I will extend a certain level of leniency toward Russell T. Davies.  First of all, he did successfully bring back Doctor Who. Because of what happened in '96, we understood that this was a much trickier task than imagined. He needed to get the formula just right. It was a precarious balancing act between staying true to the show's roots and still making it accessible to new viewers. In Series One, he nails this perfectly. Which will go on to guarantee a long life for New Who.

I can also accept that this can be a tough act to continue. Over the next few seasons, the show is really going to need to find its feet. And this will involve some experimentation and even some failure. So I don't want to come down too hard on the guy. He had to forge a whole new path for the show and there were bound to be some mistakes. 

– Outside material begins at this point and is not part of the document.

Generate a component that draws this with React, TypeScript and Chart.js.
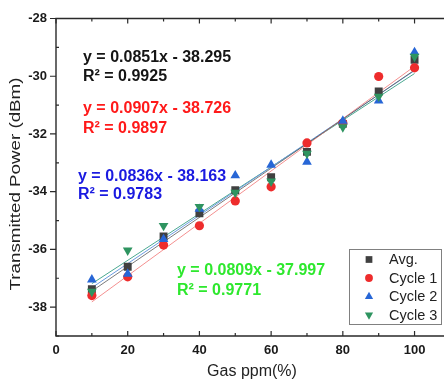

Having said that, however, there were still a certain amount of bad choices that could have been avoided if the Head Writer had, perhaps, been a bit less married to his method. He insisted on keeping angst as a core character attribute to the lead. Which actually ended up making Ten very unattractive. He also thought it appropriate to actually celebrate himself at the end of his era. And, most significantly, he maintained his paint-by-numbers writing style throughout the entire four seasons. This, more than anything, makes this period of the show very difficult for me to re-visit. I'll watch an episode here and there. But getting through an entire season can be quite arduous. 

I don't totally hate RTD's work on the show. Even after Series One, there's quite a bit of stuff there that I can really enjoy. Just like there's a lot of stuff from the Letts and Dicks period of Classic Who that I find genuinely charming. But I also feel that this is another period in the show's history where we do reach a creative low. 

Which means that, when RTD does finally step down as Head Writer, I'm glad to see the back of him.